In Japan, demand of electricity is stagnant for several years.
After The Great East Japan Earthquake, nuclear power plants have suspended operation one after another. But tense supply-demand situation has not occurred as of yet, mainly due to stagnant demand. Electric Power Industry insists it’s because power saving in this country has taken root.
Is that true? In addition to demographic factors such as aging society with fewer children, increase of unmarried people, spread of LED(Low Emission Diode) and solar power have changed the environment surrounding electricity demand.

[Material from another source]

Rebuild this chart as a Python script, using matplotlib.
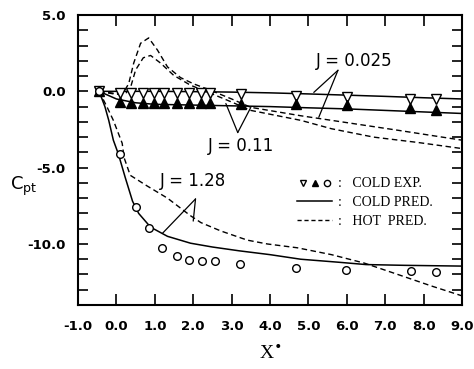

Let us look back our lives.
Number of persons per household in Japan has been decreasing, and as of July 2014, it is 2.49. One-person household accounts for three in ten, and two-persons does for the same. These people’s way of life has astonishingly changed. Some of them don’t have refrigerators. Especially those who don’t cook for themselves, consider convenience stores as their own refrigerators. Furthermore, they have neither TV, nor PC. Now, smart phones are replacement for big screen audio and visual equipment. If you think small screen of smart phones is stressful, you are out-of-date. Now handful smart phone is de facto standard!
How about light? Although gradually, LED is spreading. Interior decoration is equipped with LED for long-time use, and with incandescent and fluorescent light for short-time use. (From the beginning, those who use smart phone alone, look it in a dark room.)
Air-conditioning demand, yes, is yet so strong in this country. But solar power is spreading overwhelmingly so that it adequately offsets the demand of air-conditioning.
Toshiba published LED for decoration in 2006, iphone was on sale in summer 2008, surplus electricity of solar power was first purchased in November 2009. Such technical and systematic changes have been realized in a decade at a stretch. These significant changes, overlapping demographic factors, have brought recent staggering demand.
If they attribute chronical stagnant demand to power saving simply, it will be called shallow thinking. Formerly, at the time of oil crisis, there was power saving boom, but afterwards, demand for electricity has restored strongly. Now, it’s not temporary “power saving”, but we are facing multiple structural factors causing stagnant demand. We should consider the reality and judge our long-term management.